(Your objective)
Return a copy of each line that holds the string "with".

(Provided data)
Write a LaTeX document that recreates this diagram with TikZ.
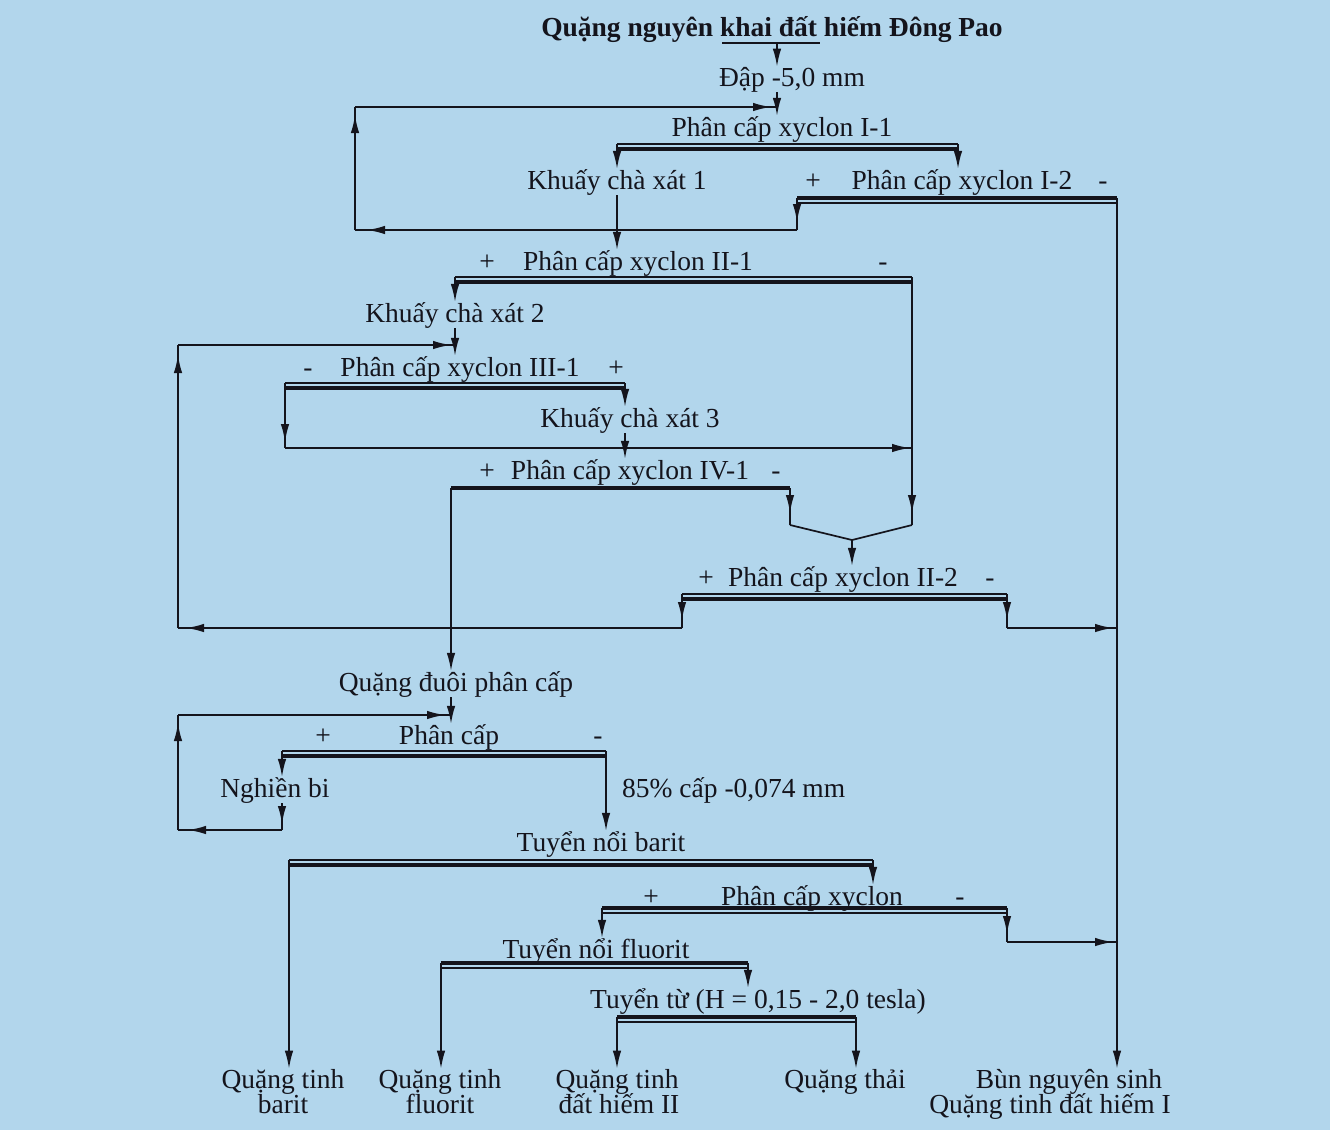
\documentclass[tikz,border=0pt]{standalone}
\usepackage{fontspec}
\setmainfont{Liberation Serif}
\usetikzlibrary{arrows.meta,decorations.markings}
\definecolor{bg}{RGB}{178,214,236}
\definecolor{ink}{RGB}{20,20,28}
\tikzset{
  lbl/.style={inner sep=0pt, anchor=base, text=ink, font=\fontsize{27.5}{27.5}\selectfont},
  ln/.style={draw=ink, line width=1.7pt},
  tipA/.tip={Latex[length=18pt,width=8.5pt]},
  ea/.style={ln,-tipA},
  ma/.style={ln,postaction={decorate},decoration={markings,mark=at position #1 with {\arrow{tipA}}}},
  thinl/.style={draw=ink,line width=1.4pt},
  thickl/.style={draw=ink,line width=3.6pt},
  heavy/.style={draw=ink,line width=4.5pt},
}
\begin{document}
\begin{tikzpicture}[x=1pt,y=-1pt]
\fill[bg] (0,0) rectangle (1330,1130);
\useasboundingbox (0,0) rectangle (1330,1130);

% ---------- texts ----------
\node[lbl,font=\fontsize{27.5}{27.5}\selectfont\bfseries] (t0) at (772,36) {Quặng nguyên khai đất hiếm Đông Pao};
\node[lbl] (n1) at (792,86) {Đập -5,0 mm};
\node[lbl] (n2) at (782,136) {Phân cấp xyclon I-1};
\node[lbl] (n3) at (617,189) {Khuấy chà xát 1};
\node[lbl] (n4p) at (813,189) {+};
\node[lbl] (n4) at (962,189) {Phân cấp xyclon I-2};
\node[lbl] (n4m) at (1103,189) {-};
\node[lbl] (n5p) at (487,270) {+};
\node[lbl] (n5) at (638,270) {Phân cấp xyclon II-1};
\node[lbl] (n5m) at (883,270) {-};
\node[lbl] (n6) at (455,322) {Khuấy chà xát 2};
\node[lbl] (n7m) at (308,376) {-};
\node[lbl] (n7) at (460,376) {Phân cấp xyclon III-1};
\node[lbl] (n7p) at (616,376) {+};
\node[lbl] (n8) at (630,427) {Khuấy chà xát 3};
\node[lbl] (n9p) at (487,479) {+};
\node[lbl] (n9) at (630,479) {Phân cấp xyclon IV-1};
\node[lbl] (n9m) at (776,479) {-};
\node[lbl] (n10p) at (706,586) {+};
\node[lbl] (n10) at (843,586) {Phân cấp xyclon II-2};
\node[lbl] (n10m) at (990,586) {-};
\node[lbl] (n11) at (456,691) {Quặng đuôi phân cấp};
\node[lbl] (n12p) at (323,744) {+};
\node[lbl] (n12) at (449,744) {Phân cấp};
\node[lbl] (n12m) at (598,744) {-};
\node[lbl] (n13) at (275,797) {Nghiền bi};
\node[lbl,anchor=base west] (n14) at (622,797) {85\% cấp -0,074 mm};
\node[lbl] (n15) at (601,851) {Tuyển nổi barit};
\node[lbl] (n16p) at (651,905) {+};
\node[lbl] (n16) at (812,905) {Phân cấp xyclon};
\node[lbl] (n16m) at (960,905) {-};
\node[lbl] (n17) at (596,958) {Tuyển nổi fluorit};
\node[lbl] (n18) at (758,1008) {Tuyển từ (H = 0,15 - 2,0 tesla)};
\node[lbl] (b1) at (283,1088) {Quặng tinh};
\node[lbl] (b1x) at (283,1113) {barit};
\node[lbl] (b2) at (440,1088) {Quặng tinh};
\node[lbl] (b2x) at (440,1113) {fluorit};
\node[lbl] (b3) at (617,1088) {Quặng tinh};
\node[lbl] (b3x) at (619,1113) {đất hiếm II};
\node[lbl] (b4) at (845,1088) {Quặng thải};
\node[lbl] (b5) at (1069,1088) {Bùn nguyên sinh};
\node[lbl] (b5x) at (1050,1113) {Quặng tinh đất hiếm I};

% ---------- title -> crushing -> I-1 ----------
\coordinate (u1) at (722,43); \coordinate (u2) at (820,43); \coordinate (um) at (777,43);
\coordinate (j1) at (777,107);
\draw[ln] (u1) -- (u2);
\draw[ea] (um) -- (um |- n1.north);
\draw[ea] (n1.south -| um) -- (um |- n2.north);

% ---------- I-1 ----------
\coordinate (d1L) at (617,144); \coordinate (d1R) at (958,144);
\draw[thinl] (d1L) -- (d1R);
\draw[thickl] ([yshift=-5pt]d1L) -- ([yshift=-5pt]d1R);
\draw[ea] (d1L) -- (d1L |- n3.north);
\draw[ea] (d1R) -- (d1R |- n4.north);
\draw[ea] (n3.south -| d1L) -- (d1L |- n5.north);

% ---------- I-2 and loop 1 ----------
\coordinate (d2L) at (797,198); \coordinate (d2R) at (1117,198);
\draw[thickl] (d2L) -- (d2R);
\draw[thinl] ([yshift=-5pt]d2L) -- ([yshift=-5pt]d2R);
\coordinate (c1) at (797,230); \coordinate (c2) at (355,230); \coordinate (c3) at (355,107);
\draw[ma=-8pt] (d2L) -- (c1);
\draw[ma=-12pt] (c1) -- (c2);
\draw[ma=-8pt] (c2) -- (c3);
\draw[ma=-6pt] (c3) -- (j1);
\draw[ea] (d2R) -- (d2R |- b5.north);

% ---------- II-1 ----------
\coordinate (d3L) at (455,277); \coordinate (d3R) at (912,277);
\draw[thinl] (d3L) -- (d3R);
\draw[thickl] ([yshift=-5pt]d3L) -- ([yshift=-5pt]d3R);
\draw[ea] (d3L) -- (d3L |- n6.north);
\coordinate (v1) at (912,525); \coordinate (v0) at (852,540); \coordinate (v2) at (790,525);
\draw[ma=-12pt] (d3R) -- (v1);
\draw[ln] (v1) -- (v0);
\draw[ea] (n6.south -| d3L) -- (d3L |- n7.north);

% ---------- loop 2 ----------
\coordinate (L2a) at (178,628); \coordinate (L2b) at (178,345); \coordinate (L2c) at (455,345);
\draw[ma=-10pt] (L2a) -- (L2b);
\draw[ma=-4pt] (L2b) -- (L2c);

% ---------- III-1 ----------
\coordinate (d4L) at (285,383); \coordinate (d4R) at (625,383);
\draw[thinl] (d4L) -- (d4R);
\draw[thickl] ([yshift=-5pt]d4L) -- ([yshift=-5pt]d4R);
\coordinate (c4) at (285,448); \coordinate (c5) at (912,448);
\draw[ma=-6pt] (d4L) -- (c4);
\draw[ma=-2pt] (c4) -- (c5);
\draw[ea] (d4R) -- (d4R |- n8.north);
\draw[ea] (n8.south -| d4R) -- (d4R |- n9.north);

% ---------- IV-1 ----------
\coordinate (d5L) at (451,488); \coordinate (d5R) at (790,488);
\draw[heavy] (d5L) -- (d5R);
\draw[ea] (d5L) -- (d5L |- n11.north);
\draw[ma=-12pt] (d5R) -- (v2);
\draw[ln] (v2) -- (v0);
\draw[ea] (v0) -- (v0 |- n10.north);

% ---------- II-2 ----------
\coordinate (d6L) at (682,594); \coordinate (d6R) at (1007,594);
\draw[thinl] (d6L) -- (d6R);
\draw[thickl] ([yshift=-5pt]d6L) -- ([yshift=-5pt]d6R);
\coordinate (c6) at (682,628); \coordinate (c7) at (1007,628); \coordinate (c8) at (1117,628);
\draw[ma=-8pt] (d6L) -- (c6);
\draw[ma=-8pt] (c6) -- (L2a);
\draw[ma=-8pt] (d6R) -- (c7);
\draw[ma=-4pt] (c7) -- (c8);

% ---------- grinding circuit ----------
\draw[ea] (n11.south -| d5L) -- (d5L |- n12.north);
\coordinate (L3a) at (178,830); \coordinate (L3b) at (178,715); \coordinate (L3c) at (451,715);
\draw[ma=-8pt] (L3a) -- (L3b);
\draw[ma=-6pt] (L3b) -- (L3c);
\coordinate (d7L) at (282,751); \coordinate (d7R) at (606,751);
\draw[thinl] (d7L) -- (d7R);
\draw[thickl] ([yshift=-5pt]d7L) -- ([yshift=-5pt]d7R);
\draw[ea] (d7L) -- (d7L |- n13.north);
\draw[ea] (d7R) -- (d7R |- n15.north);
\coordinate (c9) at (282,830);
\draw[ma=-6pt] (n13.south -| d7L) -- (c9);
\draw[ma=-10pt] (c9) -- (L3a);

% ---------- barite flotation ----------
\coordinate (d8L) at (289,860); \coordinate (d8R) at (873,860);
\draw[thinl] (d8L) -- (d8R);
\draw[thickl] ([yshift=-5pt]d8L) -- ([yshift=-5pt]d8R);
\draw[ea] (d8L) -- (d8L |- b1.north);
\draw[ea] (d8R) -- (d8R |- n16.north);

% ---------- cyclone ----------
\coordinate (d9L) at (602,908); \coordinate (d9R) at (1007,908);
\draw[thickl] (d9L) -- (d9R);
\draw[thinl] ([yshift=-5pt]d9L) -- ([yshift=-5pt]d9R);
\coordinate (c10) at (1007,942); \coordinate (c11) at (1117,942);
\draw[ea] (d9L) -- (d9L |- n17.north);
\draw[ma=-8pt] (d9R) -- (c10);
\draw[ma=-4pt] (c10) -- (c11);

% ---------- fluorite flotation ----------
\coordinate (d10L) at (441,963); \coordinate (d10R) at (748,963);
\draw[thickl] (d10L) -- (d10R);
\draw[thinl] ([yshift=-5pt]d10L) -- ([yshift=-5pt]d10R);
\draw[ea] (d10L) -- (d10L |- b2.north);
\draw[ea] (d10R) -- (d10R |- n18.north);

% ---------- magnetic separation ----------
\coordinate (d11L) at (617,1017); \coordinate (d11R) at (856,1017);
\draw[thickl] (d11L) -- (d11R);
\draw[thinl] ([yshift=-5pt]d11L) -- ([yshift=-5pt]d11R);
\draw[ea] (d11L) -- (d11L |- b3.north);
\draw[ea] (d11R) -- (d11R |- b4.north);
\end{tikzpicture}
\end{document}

(The result)
Write a LaTeX document that recreates this diagram with TikZ.
  ma/.style={ln,postaction={decorate},decoration={markings,mark=at position #1 with {\arrow{tipA}}}},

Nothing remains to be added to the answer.